GOAL -
Copy from the first line below down to and including the line with "Arial, Helvetica, sans-serif';". Skip the pictures.

PROVIDED ENTRIES -
## Begin
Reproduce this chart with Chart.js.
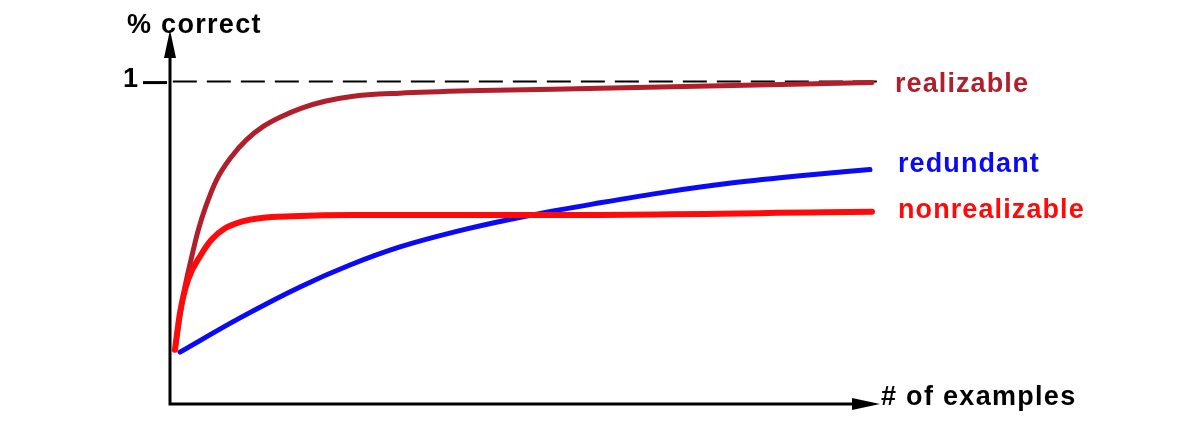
<!DOCTYPE html>
<html lang="en">
<head>
  <meta charset="UTF-8" />
  <title>% correct vs # of examples</title>
  <script src="https://cdn.jsdelivr.net/npm/chart.js"></script>
  <style>
    html, body { margin: 0; padding: 0; background: #fff; }
    #chart { display: block; }
  </style>
</head>
<body>
  <canvas id="chart" width="1200" height="438"></canvas>

  <script>
    // values (x: 0..100 along the axis, y: fraction correct)
    const realizableX = [0.7, 1.83, 3.06, 3.99, 5.03, 6.58, 8.69, 10.8, 13.14, 15.73, 18.55, 21.83, 25.59, 32.39, 43.66, 60.56, 98.87];
    const realizableY = [0.168, 0.332, 0.457, 0.54, 0.612, 0.696, 0.768, 0.82, 0.861, 0.892, 0.918, 0.939, 0.954, 0.964, 0.972, 0.979, 0.997];

    const redundantX = [1.41, 9.86, 18.31, 25.35, 32.39, 41.83, 51.13, 60.56, 70.0, 79.3, 88.73, 98.59];
    const redundantY = [0.161, 0.267, 0.363, 0.431, 0.487, 0.543, 0.587, 0.624, 0.658, 0.686, 0.708, 0.727];

    const nonrealizableX = [0.7, 1.41, 2.54, 4.37, 5.87, 7.75, 10.1, 12.92, 17.14, 25.59, 51.13, 98.87];
    const nonrealizableY = [0.168, 0.283, 0.385, 0.463, 0.51, 0.545, 0.566, 0.577, 0.582, 0.586, 0.586, 0.596];

    const ceilingX = [0.4, 100];
    const ceilingY = [1, 1];

    const seriesNames = ['nonrealizable', 'realizable', 'redundant'];
    const yTickValue = 1;
    const yTickLabel = '1';
    const yAxisTitle = '% correct';
    const xAxisTitle = '# of examples';

    const colors = {
      realizable: '#b01f2b',
      redundant: '#0a0af5',
      nonrealizable: '#ff0a0a'
    };
    const widths = { realizable: 5, redundant: 5, nonrealizable: 6 };

    const toPoints = (xs, ys) => xs.map((x, i) => ({ x: x, y: ys[i] }));

    const FONT = '"Liberation Sans", Arial, Helvetica, sans-serif';

    // axes with arrows, the "1" tick, axis titles and series labels
    const decorations = {
      id: 'decorations',
      afterDatasetsDraw(chart) {
        const ctx = chart.ctx;
        const xs = chart.scales.x;
        const ys = chart.scales.y;
        const x0 = xs.getPixelForValue(0);
        const x1 = xs.getPixelForValue(100);
        const y0 = ys.getPixelForValue(0);
        const yTop = chart.chartArea.top;

        ctx.save();
        ctx.strokeStyle = '#000';
        ctx.fillStyle = '#000';
        ctx.lineWidth = 3;
        ctx.lineCap = 'square';

        // axis lines
        ctx.beginPath();
        ctx.moveTo(x0, yTop + 20);
        ctx.lineTo(x0, y0);
        ctx.lineTo(x1 - 20, y0);
        ctx.stroke();

        // arrow heads
        ctx.beginPath();
        ctx.moveTo(x0, yTop);
        ctx.lineTo(x0 - 6, yTop + 28);
        ctx.lineTo(x0 + 6, yTop + 28);
        ctx.closePath();
        ctx.fill();

        ctx.beginPath();
        ctx.moveTo(x1, y0);
        ctx.lineTo(x1 - 28, y0 - 6);
        ctx.lineTo(x1 - 28, y0 + 6);
        ctx.closePath();
        ctx.fill();

        // tick at 1
        const yt = ys.getPixelForValue(yTickValue);
        ctx.lineWidth = 3;
        ctx.lineCap = 'butt';
        ctx.beginPath();
        ctx.moveTo(x0 - 27, yt + 1);
        ctx.lineTo(x0 - 3, yt + 1);
        ctx.stroke();

        ctx.textBaseline = 'alphabetic';
        ctx.textAlign = 'left';
        ctx.font = 'bold 27px ' + FONT;
        ctx.letterSpacing = '0px';
        ctx.fillText(yTickLabel, x0 - 47, yt + 5);

        // axis titles
        ctx.letterSpacing = '1.3px';
        ctx.fillText(yAxisTitle, x0 - 43, yTop + 3);
        ctx.fillText(xAxisTitle, x1 + 1, y0 + 1);

        // series labels at the end of each curve
        const offsets = {
          realizable: { dx: 23, dy: 9 },
          redundant: { dx: 28, dy: 2 },
          nonrealizable: { dx: 26, dy: 6 }
        };
        chart.data.datasets.forEach((ds, i) => {
          if (!seriesNames.includes(ds.label)) return;
          const pts = chart.getDatasetMeta(i).data;
          const last = pts[pts.length - 1];
          const off = offsets[ds.label];
          ctx.fillStyle = colors[ds.label];
          ctx.letterSpacing = '1.1px';
          ctx.fillText(ds.label, last.x + off.dx, last.y + off.dy);
        });

        ctx.restore();
      }
    };

    const curve = (label, xs, ys) => ({
      label: label,
      data: toPoints(xs, ys),
      borderColor: colors[label],
      borderWidth: widths[label],
      pointRadius: 0,
      fill: false,
      cubicInterpolationMode: 'monotone',
      borderCapStyle: 'round',
      borderJoinStyle: 'round'
    });

    new Chart(document.getElementById('chart'), {
      type: 'line',
      data: {
        datasets: [
          curve('nonrealizable', nonrealizableX, nonrealizableY),
          curve('realizable', realizableX, realizableY),
          curve('redundant', redundantX, redundantY),
          {
            label: 'ceiling',
            data: toPoints(ceilingX, ceilingY),
            borderColor: '#000',
            borderWidth: 2,
            borderDash: [24, 10],
            pointRadius: 0,
            fill: false
          }
        ]
      },
      options: {
        responsive: false,
        animation: false,
        layout: {
          padding: { left: 170, right: 320, top: 30, bottom: 34 }
        },
        scales: {
          x: { type: 'linear', min: 0, max: 100, display: false },
          y: { type: 'linear', min: 0, max: 1.16, display: false }
        },
        plugins: {
          legend: { display: false },
          tooltip: { enabled: false }
        }
      },
      plugins: [decorations]
    });
  </script>
</body>
</html>
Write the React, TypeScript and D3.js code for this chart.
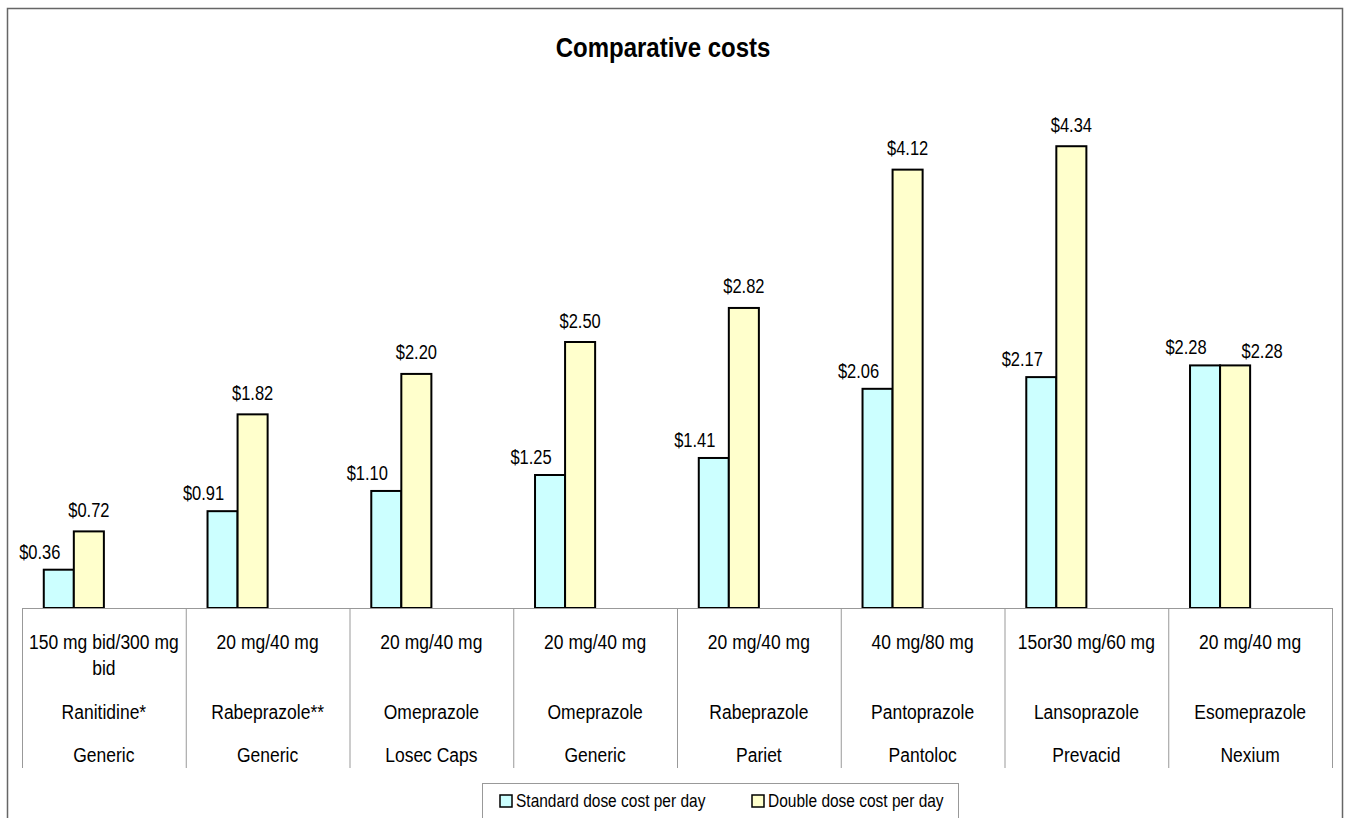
import { useEffect, useRef } from "react";
import * as d3 from "d3";

// table rows under the bars, one entry per category
const doses = [
  "150 mg bid/300 mg bid",
  "20 mg/40 mg",
  "20 mg/40 mg",
  "20 mg/40 mg",
  "20 mg/40 mg",
  "40 mg/80 mg",
  "15or30 mg/60 mg",
  "20 mg/40 mg",
];
const drugs = [
  "Ranitidine*",
  "Rabeprazole**",
  "Omeprazole",
  "Omeprazole",
  "Rabeprazole",
  "Pantoprazole",
  "Lansoprazole",
  "Esomeprazole",
];
const brands = [
  "Generic",
  "Generic",
  "Losec Caps",
  "Generic",
  "Pariet",
  "Pantoloc",
  "Prevacid",
  "Nexium",
];

const standardCost = [0.36, 0.91, 1.1, 1.25, 1.41, 2.06, 2.17, 2.28];
const doubleCost = [0.72, 1.82, 2.2, 2.5, 2.82, 4.12, 4.34, 2.28];

const seriesNames = ["Standard dose cost per day", "Double dose cost per day"];
const seriesColors = ["#CCFFFF", "#FFFFCC"];

const W = 1348;
const H = 818;
const FONT = "'Liberation Sans', Arial, sans-serif";
const STRETCH = 1.2; // the original text is a bit taller than plain Arial

type Sel = d3.Selection<SVGGElement, unknown, null, undefined>;

// text placed via transform so it can be stretched vertically
const addText = (g: Sel, x: number, y: number, s: string, size: number, stretch = STRETCH) =>
  g.append("text")
    .attr("transform", `translate(${x},${y}) scale(1,${stretch})`)
    .attr("font-size", size)
    .text(s);

export default function App() {
  const svgRef = useRef<SVGSVGElement>(null);

  useEffect(() => {
    if (!svgRef.current) return;
    const svg = d3.select(svgRef.current);
    svg.selectAll("*").remove();

    const left = 22;
    const right = 1332;
    const baseline = 608;
    const tableBottom = 768;

    // outer chart border
    svg.append("rect")
      .attr("x", 7.5)
      .attr("y", 8.5)
      .attr("width", 1335)
      .attr("height", 840)
      .attr("fill", "#fff")
      .attr("stroke", "#666")
      .attr("stroke-width", 1.5);

    const root = svg.append("g")
      .attr("font-family", FONT)
      .attr("fill", "#000") as unknown as Sel;

    const titleG = root.append("g")
      .attr("text-anchor", "middle")
      .attr("font-weight", "bold");
    addText(titleG, 663, 57, "Comparative costs", 24, 1.12);

    const x = d3.scaleBand<number>()
      .domain(d3.range(doses.length))
      .range([left, right]);
    const bw = x.bandwidth();

    // Excel-style group: bars sit in the left half of each band
    const inner = d3.scaleBand<number>()
      .domain([0, 1])
      .range([bw * 0.133, bw / 2]);

    const y = d3.scaleLinear().domain([0, 5]).range([baseline, baseline - 532]);

    const series = [standardCost, doubleCost];
    const labelDx = [-19, 0];
    const labelDy = [-11, -14.5];
    const fmt = d3.format("$.2f");

    series.forEach((vals, si) => {
      svg.append("g")
        .selectAll("rect")
        .data(vals)
        .join("rect")
        .attr("x", (_, i) => x(i)! + inner(si)!)
        .attr("y", (d) => y(d))
        .attr("width", inner.bandwidth())
        .attr("height", (d) => baseline - y(d))
        .attr("fill", seriesColors[si])
        .attr("stroke", "#000")
        .attr("stroke-width", 2);
    });

    const labels = root.append("g").attr("text-anchor", "middle");
    series.forEach((vals, si) => {
      vals.forEach((v, i) => {
        let dx = labelDx[si];
        let dy = labelDy[si];
        // nudge the second label when it would collide with the first
        if (si === 1 && Math.abs(v - standardCost[i]) < 0.15) {
          dx += 27;
          dy += 7;
        }
        addText(
          labels,
          x(i)! + inner(si)! + inner.bandwidth() / 2 + dx,
          y(v) + dy,
          fmt(v),
          16.5
        );
      });
    });

    // data table under the axis
    const grid = svg.append("g").attr("stroke", "#999").attr("stroke-width", 1);
    grid.append("line")
      .attr("x1", left).attr("x2", right)
      .attr("y1", baseline + 0.5).attr("y2", baseline + 0.5);
    d3.range(doses.length + 1).forEach((i) => {
      const xx = i < doses.length ? x(i)! : right;
      grid.append("line")
        .attr("x1", xx + 0.5).attr("x2", xx + 0.5)
        .attr("y1", baseline).attr("y2", tableBottom);
    });

    const cell = root.append("g").attr("text-anchor", "middle");
    doses.forEach((d, i) => {
      const cx = x(i)! + bw / 2;
      // wrap long dose text like the original
      const cut = d.lastIndexOf(" ");
      const lines = d.length > 18 ? [d.slice(0, cut), d.slice(cut + 1)] : [d];
      lines.forEach((ln, li) => addText(cell, cx, 649 + li * 26, ln, 17.5));
      addText(cell, cx, 719, drugs[i], 17.5);
      addText(cell, cx, 762, brands[i], 17.5);
    });

    // legend
    const lg = root.append("g");
    lg.append("rect")
      .attr("x", 482.5).attr("y", 783.5)
      .attr("width", 476).attr("height", 40)
      .attr("fill", "#fff").attr("stroke", "#999");
    const itemX = [500, 752];
    seriesNames.forEach((name, si) => {
      lg.append("rect")
        .attr("x", itemX[si]).attr("y", 795)
        .attr("width", 12).attr("height", 12)
        .attr("fill", seriesColors[si])
        .attr("stroke", "#000").attr("stroke-width", 1.5);
      addText(lg, itemX[si] + 16, 807, name, 15.5, 1.15);
    });
  }, []);

  return (
    <svg
      ref={svgRef}
      width={W}
      height={H}
      style={{ position: "absolute", left: 0, top: 0, background: "#fff" }}
    />
  );
}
## End
ANSWER TO THE TASK -
Reproduce this chart with Chart.js.
<!DOCTYPE html>
<html lang="en">
<head>
  <meta charset="UTF-8" />
  <title>% correct vs # of examples</title>
  <script src="https://cdn.jsdelivr.net/npm/chart.js"></script>
  <style>
    html, body { margin: 0; padding: 0; background: #fff; }
    #chart { display: block; }
  </style>
</head>
<body>
  <canvas id="chart" width="1200" height="438"></canvas>

  <script>
    // values (x: 0..100 along the axis, y: fraction correct)
    const realizableX = [0.7, 1.83, 3.06, 3.99, 5.03, 6.58, 8.69, 10.8, 13.14, 15.73, 18.55, 21.83, 25.59, 32.39, 43.66, 60.56, 98.87];
    const realizableY = [0.168, 0.332, 0.457, 0.54, 0.612, 0.696, 0.768, 0.82, 0.861, 0.892, 0.918, 0.939, 0.954, 0.964, 0.972, 0.979, 0.997];

    const redundantX = [1.41, 9.86, 18.31, 25.35, 32.39, 41.83, 51.13, 60.56, 70.0, 79.3, 88.73, 98.59];
    const redundantY = [0.161, 0.267, 0.363, 0.431, 0.487, 0.543, 0.587, 0.624, 0.658, 0.686, 0.708, 0.727];

    const nonrealizableX = [0.7, 1.41, 2.54, 4.37, 5.87, 7.75, 10.1, 12.92, 17.14, 25.59, 51.13, 98.87];
    const nonrealizableY = [0.168, 0.283, 0.385, 0.463, 0.51, 0.545, 0.566, 0.577, 0.582, 0.586, 0.586, 0.596];

    const ceilingX = [0.4, 100];
    const ceilingY = [1, 1];

    const seriesNames = ['nonrealizable', 'realizable', 'redundant'];
    const yTickValue = 1;
    const yTickLabel = '1';
    const yAxisTitle = '% correct';
    const xAxisTitle = '# of examples';

    const colors = {
      realizable: '#b01f2b',
      redundant: '#0a0af5',
      nonrealizable: '#ff0a0a'
    };
    const widths = { realizable: 5, redundant: 5, nonrealizable: 6 };

    const toPoints = (xs, ys) => xs.map((x, i) => ({ x: x, y: ys[i] }));

    const FONT = '"Liberation Sans", Arial, Helvetica, sans-serif';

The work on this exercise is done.